## Begin Material provided

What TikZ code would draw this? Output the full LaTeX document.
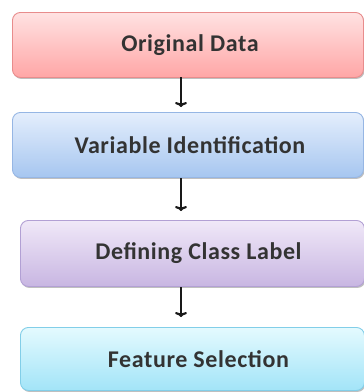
\documentclass[tikz,border=0pt]{standalone}
\usepackage{fontspec}
\setmainfont{Carlito}[LetterSpace=2.5]
\usetikzlibrary{arrows.meta,shadows}
\tikzset{
  stage/.style={rectangle, rounded corners=8pt, line width=0.9pt, anchor=north west,
    inner sep=0pt,
    drop shadow={shadow xshift=1pt, shadow yshift=-1.5pt, opacity=0.25, fill=black}},
  stagetext/.style={font=\fontsize{24}{27}\selectfont\bfseries, text=black!80},
  flow/.style={line width=2.6pt, -{To[length=5pt,width=12pt,line width=2.2pt]}, black!90}
}
\begin{document}
\begin{tikzpicture}[x=1pt,y=-1pt]
\useasboundingbox (0,0) rectangle (364,392);
% process stages, top to bottom
\node[stage, draw={rgb,255:red,232;green,140;blue,140}, top color={rgb,255:red,255;green,226;blue,226},
      bottom color={rgb,255:red,255;green,166;blue,166}, minimum width=351pt, minimum height=65pt]
  (orig) at (12,12) {};
\node[stagetext] (origt) at ([xshift=2pt]orig.center) {Original Data};

\node[stage, draw={rgb,255:red,150;green,182;blue,228}, top color={rgb,255:red,228;green,238;blue,252},
      bottom color={rgb,255:red,166;green,198;blue,240}, minimum width=351pt, minimum height=65pt]
  (var) at (12,112) {};
\node[stagetext] (vart) at ([xshift=2pt]var.center) {Variable Identification};

\node[stage, draw={rgb,255:red,178;green,160;blue,212}, top color={rgb,255:red,240;green,232;blue,248},
      bottom color={rgb,255:red,200;green,182;blue,226}, minimum width=344pt, minimum height=66pt]
  (cls) at (20,220) {};
\node[stagetext] (clst) at ([xshift=6pt]cls.center) {Defining Class Label};

\node[stage, draw={rgb,255:red,130;green,206;blue,232}, top color={rgb,255:red,228;green,250;blue,254},
      bottom color={rgb,255:red,162;green,228;blue,248}, minimum width=344pt, minimum height=63pt]
  (feat) at (20,327) {};
\node[stagetext] (featt) at ([xshift=6pt]feat.center) {Feature Selection};

% connectors between stages
\coordinate (a1) at (181,77);  \coordinate (b1) at (181,107);
\coordinate (a2) at (181,178); \coordinate (b2) at (181,211);
\coordinate (a3) at (181,287); \coordinate (b3) at (181,317);
\draw[flow] (a1) -- (b1);
\draw[flow] (a2) -- (b2);
\draw[flow] (a3) -- (b3);
\end{tikzpicture}
\end{document}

## End Material provided

§ **Aim**
Reproduce each line exactly as it appears, omitting the pictures.

§ **Result of this task**
What TikZ code would draw this? Output the full LaTeX document.
\documentclass[tikz,border=0pt]{standalone}
\usepackage{fontspec}
\setmainfont{Carlito}[LetterSpace=2.5]
\usetikzlibrary{arrows.meta,shadows}
\tikzset{
  stage/.style={rectangle, rounded corners=8pt, line width=0.9pt, anchor=north west,
    inner sep=0pt,
    drop shadow={shadow xshift=1pt, shadow yshift=-1.5pt, opacity=0.25, fill=black}},
  stagetext/.style={font=\fontsize{24}{27}\selectfont\bfseries, text=black!80},
  flow/.style={line width=2.6pt, -{To[length=5pt,width=12pt,line width=2.2pt]}, black!90}
}
\begin{document}
\begin{tikzpicture}[x=1pt,y=-1pt]
\useasboundingbox (0,0) rectangle (364,392);
% process stages, top to bottom
\node[stage, draw={rgb,255:red,232;green,140;blue,140}, top color={rgb,255:red,255;green,226;blue,226},
      bottom color={rgb,255:red,255;green,166;blue,166}, minimum width=351pt, minimum height=65pt]
  (orig) at (12,12) {};
\node[stagetext] (origt) at ([xshift=2pt]orig.center) {Original Data};

\node[stage, draw={rgb,255:red,150;green,182;blue,228}, top color={rgb,255:red,228;green,238;blue,252},
      bottom color={rgb,255:red,166;green,198;blue,240}, minimum width=351pt, minimum height=65pt]
  (var) at (12,112) {};
\node[stagetext] (vart) at ([xshift=2pt]var.center) {Variable Identification};

\node[stage, draw={rgb,255:red,178;green,160;blue,212}, top color={rgb,255:red,240;green,232;blue,248},
      bottom color={rgb,255:red,200;green,182;blue,226}, minimum width=344pt, minimum height=66pt]
  (cls) at (20,220) {};
\node[stagetext] (clst) at ([xshift=6pt]cls.center) {Defining Class Label};

\node[stage, draw={rgb,255:red,130;green,206;blue,232}, top color={rgb,255:red,228;green,250;blue,254},
      bottom color={rgb,255:red,162;green,228;blue,248}, minimum width=344pt, minimum height=63pt]
  (feat) at (20,327) {};
\node[stagetext] (featt) at ([xshift=6pt]feat.center) {Feature Selection};

% connectors between stages
\coordinate (a1) at (181,77);  \coordinate (b1) at (181,107);
\coordinate (a2) at (181,178); \coordinate (b2) at (181,211);
\coordinate (a3) at (181,287); \coordinate (b3) at (181,317);
\draw[flow] (a1) -- (b1);
\draw[flow] (a2) -- (b2);
\draw[flow] (a3) -- (b3);
\end{tikzpicture}
\end{document}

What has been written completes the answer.